Federal payroll taxes generally must be paid when someone is issued a paycheck by and from the gym. These taxes include (but are not limited to): 1) Unemployment Tax – usually paid quarterly or semi-quarterly 2) Income Tax (Withholding Tax) – usually paid monthly or quarterly 3) Medicare – paid monthly 4) Social Security – paid monthly
Just as it does with state income taxes, the health club must withhold federal taxes from each employee paycheck and then periodically submit those withheld funds to the federal government. As the employer, the gym must also pay a portion of the Medicare and Social Security taxes for the employee. As of this writing, these two taxes are shared equally by the employee and the employer.
What this means is that when you issue an employee their paycheck it is actually costing you more than the gross pay earned by that employee. Say, for example, that you issue someone a paycheck for $2,000. Depending on their deductions and the state in which you live, that employee may receive a check for $1,635 after taxes. As the business owner, you have withheld $365 from that check and you are under the obligation to pay that amount plus the employer share to the appropriate governmental agencies (state and federal). The employer share in this example would be approximately $80 so it cost the company $2,080 to pay that employee a $2,000 check. Remember that the employee actually received a check for $1,635. Again, please note that tax rates, rules and regulations will vary widely depending on where you live and your individual situation.

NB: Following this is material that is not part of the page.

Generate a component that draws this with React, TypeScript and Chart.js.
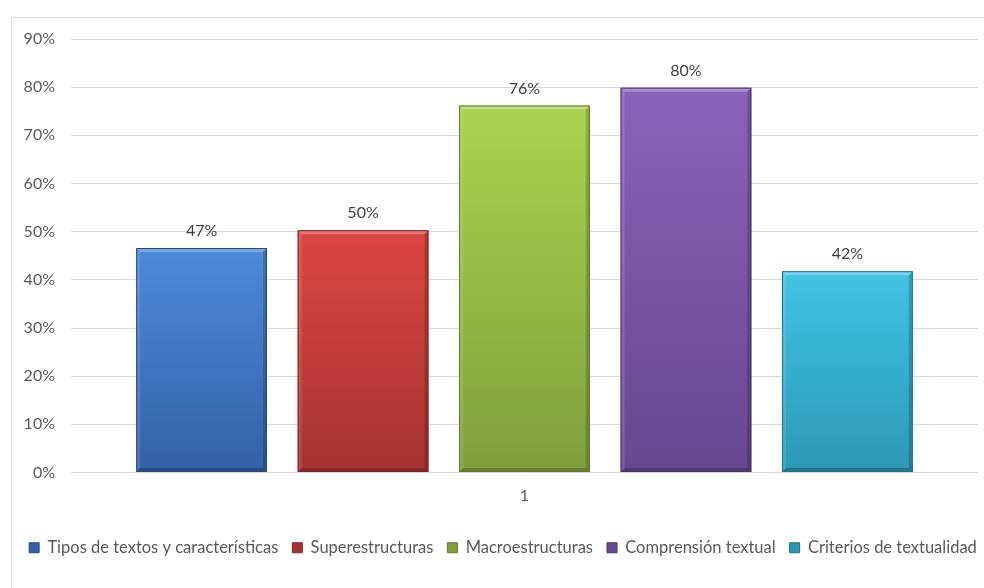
import React, { useEffect, useRef } from "react";
import { Chart, registerables } from "chart.js";

Chart.register(...registerables);

const categories = ["1"];
const seriesNames = [
  "Tipos de textos y características",
  "Superestructuras",
  "Macroestructuras",
  "Comprensión textual",
  "Criterios de textualidad",
];
const seriesValues = [0.466, 0.503, 0.762, 0.799, 0.418];
const yTicks = [0, 0.1, 0.2, 0.3, 0.4, 0.5, 0.6, 0.7, 0.8, 0.9];

// light / dark shades for each series (top of bar to bottom)
const lightColors = ["#4d8ad9", "#dc4642", "#a9d34e", "#8b62ba", "#40c4e4"];
const darkColors = ["#3461a6", "#a53331", "#7f9f3d", "#66488e", "#2b98b6"];
const edgeColors = ["#27497e", "#7d2524", "#5f7a2b", "#4b3469", "#1f7089"];

const FONT = "Lato, 'Open Sans', sans-serif";
const TEXT = "#595959";

const bevelPlugin = {
  id: "bevel",
  afterDatasetsDraw(chart: any) {
    const c = chart.ctx;
    chart.data.datasets.forEach((_: any, i: number) => {
      const meta = chart.getDatasetMeta(i);
      meta.data.forEach((bar: any) => {
        const { x, y, base, width } = bar.getProps(["x", "y", "base", "width"], true);
        const l = x - width / 2;
        const r = x + width / 2;
        const b = 4;
        c.save();
        // top highlight
        c.fillStyle = "rgba(255,255,255,0.28)";
        c.beginPath();
        c.moveTo(l, y);
        c.lineTo(r, y);
        c.lineTo(r - b, y + b);
        c.lineTo(l + b, y + b);
        c.closePath();
        c.fill();
        // left edge light
        c.fillStyle = "rgba(255,255,255,0.12)";
        c.beginPath();
        c.moveTo(l, y);
        c.lineTo(l + b, y + b);
        c.lineTo(l + b, base - b);
        c.lineTo(l, base);
        c.closePath();
        c.fill();
        // right edge dark
        c.fillStyle = "rgba(0,0,0,0.18)";
        c.beginPath();
        c.moveTo(r, y);
        c.lineTo(r - b, y + b);
        c.lineTo(r - b, base - b);
        c.lineTo(r, base);
        c.closePath();
        c.fill();
        // bottom edge dark
        c.fillStyle = "rgba(0,0,0,0.22)";
        c.beginPath();
        c.moveTo(l, base);
        c.lineTo(l + b, base - b);
        c.lineTo(r - b, base - b);
        c.lineTo(r, base);
        c.closePath();
        c.fill();
        // outline
        c.strokeStyle = edgeColors[i];
        c.lineWidth = 1;
        c.strokeRect(l + 0.5, y + 0.5, width - 1, base - y - 1);
        c.restore();
      });
    });
  },
};

const valueLabelPlugin = {
  id: "valueLabels",
  afterDatasetsDraw(chart: any) {
    const c = chart.ctx;
    c.save();
    c.font = `16px ${FONT}`;
    c.fillStyle = "#404040";
    c.textAlign = "center";
    c.textBaseline = "bottom";
    chart.data.datasets.forEach((ds: any, i: number) => {
      const meta = chart.getDatasetMeta(i);
      meta.data.forEach((bar: any, j: number) => {
        const v = ds.data[j];
        c.fillText(`${Math.round(v * 100)}%`, bar.x, bar.y - 9);
      });
    });
    c.restore();
  },
};

// nudge the legend row to the right so it sits centred under the framed area
const legendShiftPlugin = {
  id: "legendShift",
  afterLayout(chart: any) {
    const lg = chart.legend;
    if (!lg) return;
    lg.left += 14;
    lg.right += 14;
  },
};

export default function App() {
  const canvasRef = useRef<HTMLCanvasElement | null>(null);

  useEffect(() => {
    if (!canvasRef.current) return;
    const chart = new Chart(canvasRef.current, {
      type: "bar",
      data: {
        labels: categories,
        datasets: seriesNames.map((name, i) => ({
          label: name,
          data: [seriesValues[i]],
          borderWidth: 0,
          backgroundColor: (ctx: any) => {
            const ch = ctx.chart;
            const ys = ch.scales?.y;
            if (!ch.chartArea || !ys || ctx.raw == null) return lightColors[i];
            const top = ys.getPixelForValue(ctx.raw);
            const bottom = ys.getPixelForValue(0);
            const g = ch.ctx.createLinearGradient(0, top, 0, bottom);
            g.addColorStop(0, lightColors[i]);
            g.addColorStop(1, darkColors[i]);
            return g;
          },
        })),
      },
      options: {
        animation: false,
        responsive: false,
        maintainAspectRatio: false,
        layout: { padding: { top: 39, right: 6, bottom: 22, left: 0 } },
        datasets: {
          bar: { categoryPercentage: 0.89, barPercentage: 0.81 },
        },
        scales: {
          x: {
            grid: { display: false },
            border: { display: false },
            ticks: { color: TEXT, font: { family: FONT, size: 16 }, padding: 6 },
            afterFit: (s: any) => {
              s.height = 53;
            },
          },
          y: {
            min: 0,
            max: 0.9,
            afterBuildTicks: (s: any) => {
              s.ticks = yTicks.map((v) => ({ value: v }));
            },
            ticks: {
              color: TEXT,
              font: { family: FONT, size: 16 },
              padding: 16,
              callback: (v: any) => `${Math.round(Number(v) * 100)}%`,
            },
            grid: { color: "#d9d9d9", drawTicks: false },
            border: { display: false },
            afterFit: (s: any) => {
              s.width = 71;
            },
          },
        },
        plugins: {
          tooltip: { enabled: false },
          legend: {
            position: "bottom",
            labels: {
              color: TEXT,
              font: { family: FONT, size: 16.5 },
              boxWidth: 10,
              boxHeight: 10,
              padding: 14,
              generateLabels: (ch: any) =>
                ch.data.datasets.map((ds: any, i: number) => ({
                  text: ds.label,
                  fillStyle: darkColors[i],
                  strokeStyle: edgeColors[i],
                  lineWidth: 1,
                  fontColor: TEXT,
                  hidden: false,
                  datasetIndex: i,
                })),
            },
          },
        },
      },
      plugins: [bevelPlugin, valueLabelPlugin, legendShiftPlugin],
    });
    return () => chart.destroy();
  }, []);

  return (
    <div style={{ position: "absolute", left: 0, top: 0, width: 984, height: 588, background: "#fff", overflow: "hidden" }}>
      <div
        style={{
          position: "absolute",
          left: 11,
          top: 17,
          width: 990,
          height: 600,
          border: "1px solid #d9d9d9",
          boxSizing: "border-box",
        }}
      />
      <canvas ref={canvasRef} width={984} height={588} style={{ position: "absolute", left: 0, top: 0 }} />
    </div>
  );
}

The final federal requirement that you as a health club owner must comply with is the annual tax filing. For the business owner, it’s best to hire a Certified Public Accountant (CPA) to handle this annual filing.
This document is by no means a comprehensive look at government requirements when opening a gym, but hopefully it has given you some helpful information as you pursue this unique business opportunity. There are so many more requirements that must be met, particularly in the area of employment regulations, that you’ll find it necessary to do some more research. Some additional resources you may wish to investigate are: irs.gov, sba.gov, onlinewbc.gov, business.gov and dol.gov
(For more free health club marketing ideas please visit: http://www.cuecd.com/ or our blog: http://cuecd.blogspot.com/ or connect with us here: www.linkedin.com/in/circuittraining/.)
The purpose of this document is to give you a basic working knowledge of government requirements for a small business. This document should not be considered the end of your research! The author advises you to check with any and all appropriate governmental agencies for additional information. The author makes no representation or warranties regarding the outcome or the use to which this information is put and is not assuming any liability for any claims, losses, or damages arising out of the use of this document. Additionally, the author strongly recommends that you retain the services of an attorney and accountant to assist you when opening a business.
This document is designed to educate and provide general information regarding the subject matter covered. However, laws and practices often vary from city to city and from state to state and are subject to change. Because each factual situation is different, specific advice should be tailored to the particular circumstances. For this reason, you are encouraged to consult with your own advisor(s) regarding your own specific situation.
The author does not assume any responsibility for any errors or omissions. The author furthermore specifically disclaims any liability resulting from the use or application of the information contained in this document, and the information is not intended to serve as legal advice related to individual situations.